I want to compare dataframes based on the 'Horse' column. I want to find rows where the 'Odds' in dataframe 1 are bigger than the 'AvgOdds' in dataframe 2 for a particular horse. For example, this would be rows 0 and 1 in dataframe 1 for 'Indian Sounds'. I want the output to include the 'Race', 'Horse', 'Bookmaker', and 'Difference between Odds and Avg Odds'.
Dataframe 1:
Race Horse Bookmaker Odds
0 Bath R2 Indian Sounds BetEasy 2.65
1 Bath R2 Indian Sounds Neds 2.45
2 Bath R2 Indian Sounds Sportsbet 2.20
3 Bath R2 Hello BetEasy 4.2
4 Bath R2 Hello Neds 4.1
5 Bath R2 Hello Sportsbet 4
Dataframe 2:
Horse AvgOdds
0 Indian Sounds 2.43
1 Hello 4.1
Code to construct dataframes:
cols1 = ['Race', 'Horse', 'Bookmaker', 'Odds']
df1 = pd.DataFrame(data=data1, columns=cols1)
cols2 = ['Race', 'Horse', 'Bookmaker', 'AvgOdds']
df2 = pd.DataFrame(data=data1, columns=cols2)
df3 = df2.groupby(by='Horse', sort=False).mean()
df3 = df3.reset_index()
df4 = round(df3,2)
df1[df1['Odds'] > df4['AvgOdds']])
When I use this code I get an error saying can only compare identically-labeled Series objects.

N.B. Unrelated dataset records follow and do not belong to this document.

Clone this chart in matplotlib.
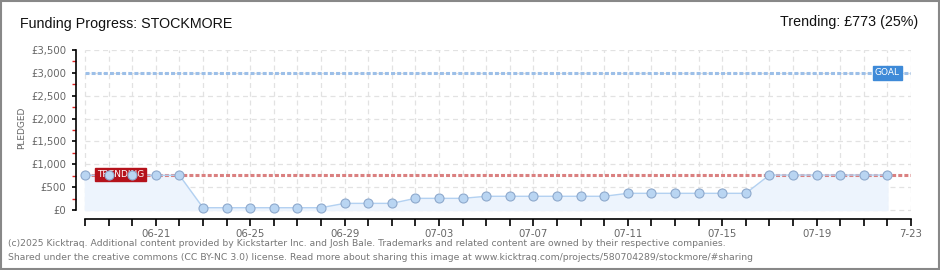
import numpy as np
import matplotlib
matplotlib.use("Agg")
import matplotlib.pyplot as plt
from matplotlib.patches import Rectangle

# data
days = ["06-18", "06-19", "06-20", "06-21", "06-22", "06-23", "06-24", "06-25",
        "06-26", "06-27", "06-28", "06-29", "06-30", "07-01", "07-02", "07-03",
        "07-04", "07-05", "07-06", "07-07", "07-08", "07-09", "07-10", "07-11",
        "07-12", "07-13", "07-14", "07-15", "07-16", "07-17", "07-18", "07-19",
        "07-20", "07-21", "07-22"]
pledged = [760, 760, 760, 760, 760,
           50, 50, 50, 50, 50, 50,
           145, 145, 145,
           255, 255, 255,
           300, 300, 300, 300, 300, 300,
           365, 365, 365, 365, 365, 365,
           765, 765, 765, 765, 765, 765]
tick_days = ["06-21", "06-25", "06-29", "07-03", "07-07", "07-11", "07-15", "07-19", "7-23"]
goal = 3000
trend = 773
y_ticks = [0, 500, 1000, 1500, 2000, 2500, 3000, 3500]
y_labels = ["£0", "£500", "£1,000", "£1,500", "£2,000", "£2,500", "£3,000", "£3,500"]

W, H = 940, 270
fig = plt.figure(figsize=(W / 100, H / 100), dpi=100)
fig.patch.set_facecolor("white")

# axes box in pixels: x 76..911, y 50..219
ax = fig.add_axes([76 / W, (H - 219) / H, (911 - 76) / W, (219 - 50) / H])
x = np.arange(len(days))
n_end = len(days)  # one extra day at the end (7-23)
ax.set_xlim(-0.38, n_end)
ax.set_ylim(-197, 3500)

# grid
ax.hlines(y_ticks, 0, n_end, colors="#e2e2e2", linestyles=(0, (4, 3)), linewidth=0.9, zorder=0)
ax.vlines(np.arange(n_end + 1), 0, 3500, colors="#e2e2e2", linestyles=(0, (4, 3)), linewidth=0.9, zorder=0)

# pledged series
ax.fill_between(x, 0, pledged, color="#edf4fd", zorder=1)
ax.plot(x, pledged, color="#b3d1f1", linewidth=1, zorder=3)

# goal / trending lines
dots = (0, (1.3, 0.7))
ax.hlines(goal, 0, n_end, colors="#9cbfe8", linestyles=dots, linewidth=2.2, zorder=2)
ax.hlines(trend, 0, n_end, colors="#da8080", linestyles=dots, linewidth=2.2, zorder=2)
ax.text(1.51, trend, "TRENDING", color="white", fontsize=6.5, ha="center", va="center",
        zorder=4, bbox=dict(boxstyle="square,pad=0.25", fc="#b5121b", ec="#b5121b"))
ax.text(34.0, goal, "GOAL", color="white", fontsize=6.5, ha="center", va="center",
        zorder=4, bbox=dict(boxstyle="square,pad=0.25", fc="#3e8ad8", ec="#3e8ad8"))

ax.plot(x, pledged, linestyle="none", marker="o", markersize=6.5,
        markerfacecolor="#b9d5f2", markeredgecolor="#8ea9cc", markeredgewidth=0.8, zorder=5)

# axes styling
for s in ["top", "right"]:
    ax.spines[s].set_visible(False)
ax.spines["left"].set_bounds(0, 3500)
ax.spines["bottom"].set_bounds(0, n_end)
ax.spines["left"].set_linewidth(1.2)
ax.spines["bottom"].set_linewidth(1.2)
ax.set_facecolor("none")

ax.set_yticks(y_ticks)
ax.set_yticklabels(y_labels)
ax.set_yticks(np.arange(250, 3500, 500), minor=True)
ax.tick_params(axis="y", which="major", direction="out", length=3, width=1.2, color="black",
               labelsize=7.3, labelcolor="#666666", pad=4)
ax.tick_params(axis="y", which="minor", direction="out", length=3, width=1, color="#dd2222")

ax.set_xticks(np.arange(n_end + 1))
lab = [""] * (n_end + 1)
for t in tick_days:
    if t in days:
        lab[days.index(t)] = t
lab[n_end] = tick_days[-1]
ax.set_xticklabels(lab)
ax.tick_params(axis="x", direction="out", length=5, width=1.2, color="black",
               labelsize=7.3, labelcolor="#666666", pad=2)

# texts
title_font = ["Liberation Sans", "DejaVu Sans"]
fig.text(20 / W, 1 - 24 / H, "Funding Progress: STOCKMORE", fontsize=10.3, color="#111111",
         ha="left", va="center", family=title_font)
fig.text(918 / W, 1 - 22 / H, "Trending: £773 (25%)", fontsize=10.3, color="#111111",
         ha="right", va="center", family=title_font)
fig.text(22 / W, 1 - 128 / H, "PLEDGED", fontsize=6.5, color="#666666", rotation=90,
         ha="center", va="center")
fig.text(8 / W, 1 - 243 / H,
         "(c)2025 Kicktraq. Additional content provided by Kickstarter Inc. and Josh Bale. "
         "Trademarks and related content are owned by their respective companies.",
         fontsize=6.7, color="#777777", ha="left", va="center")
fig.text(8 / W, 1 - 257 / H,
         "Shared under the creative commons (CC BY-NC 3.0) license. Read more about sharing "
         "this image at www.kicktraq.com/projects/580704289/stockmore/#sharing",
         fontsize=6.7, color="#777777", ha="left", va="center")

# outer frame
fig.patches.append(Rectangle((0.001, 0.002), 0.998, 0.996, transform=fig.transFigure,
                             fill=False, edgecolor="#888888", linewidth=1.5))

fig.savefig("out.png", dpi=100)
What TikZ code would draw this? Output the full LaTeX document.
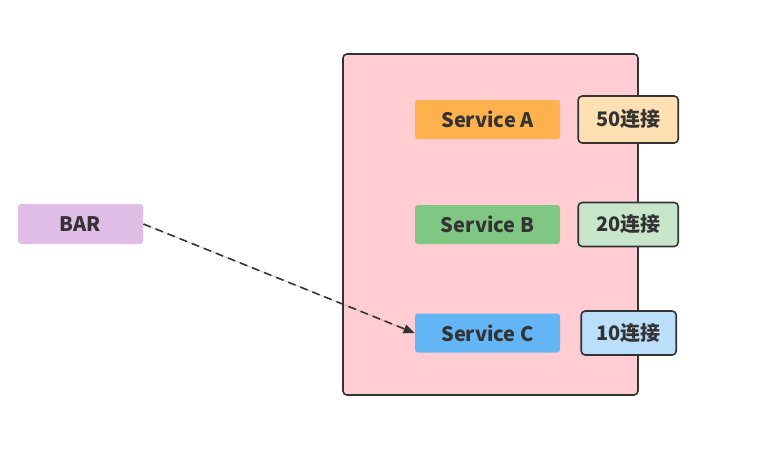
\documentclass[tikz,border=0pt]{standalone}
\usepackage{fontspec}
\setmainfont{Noto Sans CJK SC}
\usetikzlibrary{arrows.meta, positioning}
\definecolor{ink}{HTML}{333333}
\definecolor{podfill}{HTML}{FFCDD2}
\definecolor{orangesvc}{HTML}{FFB14E}
\definecolor{greensvc}{HTML}{81C784}
\definecolor{bluesvc}{HTML}{64B5F6}
\definecolor{purplebar}{HTML}{E1BEE7}
\definecolor{orangetag}{HTML}{FFE0B2}
\definecolor{greentag}{HTML}{C8E6C9}
\definecolor{bluetag}{HTML}{BBDEFB}
\tikzstyle{container} = [rectangle, rounded corners=2pt, minimum width=147.5pt,
                         minimum height=170.5pt, draw=ink, fill=podfill, line width=0.8pt]
\tikzstyle{service} = [rectangle, rounded corners=1.5pt, minimum width=72.5pt,
                       minimum height=19.5pt, text centered, text=ink,
                       font=\fontsize{10}{12}\selectfont\bfseries]
\tikzstyle{conntag} = [rectangle, rounded corners=2pt, minimum width=50pt,
                       minimum height=22pt, text centered, text=ink, draw=ink,
                       line width=0.8pt, font=\fontsize{10}{12}\selectfont\bfseries]
\tikzstyle{arrow} = [-{Triangle[length=5.5pt, width=4.5pt]}, dash pattern=on 4pt off 2.5pt,
                     draw=ink, fill=ink, line width=0.8pt]

\begin{document}
\begin{tikzpicture}[x=0.5pt, y=-0.5pt, node distance=8.5pt]
    \useasboundingbox (0,0) rectangle (765,461);

    % Container
    \node[container] (box) at (490.5,224.5) {};

    % Services
    \node[service, fill=orangesvc] (svca) at (487.5,119.5) {Service A};
    \node[service, fill=greensvc] (svcb) at (487.5,224.5) {Service B};
    \node[service, fill=bluesvc] (svcc) at (487.5,333) {Service C};

    % Connection counts
    \node[conntag, fill=orangetag, minimum height=23.5pt, right=of svca] (taga) {50连接};
    \node[conntag, fill=greentag, right=of svcb] (tagb) {20连接};
    \node[conntag, fill=bluetag, minimum width=47.5pt, right=10pt of svcc] (tagc) {10连接};

    % Client
    \node[service, fill=purplebar, minimum width=62.5pt, minimum height=20pt] (bar) at (80.5,224) {BAR};

    % Arrow
    \draw[arrow] (bar.east) -- (svcc.west);
\end{tikzpicture}
\end{document}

I think this is due to the fact that it is trying to compare row 0 from dataframe 1 with row 0 from dataframe 2 and so on, which does not work as there is more rows in dataframe 1. I need it to refer to row 0-2 in dataframe 1 and row 0 in dataframe 2, then row 3-5 in dataframe 1 and row 1 in dataframe 2.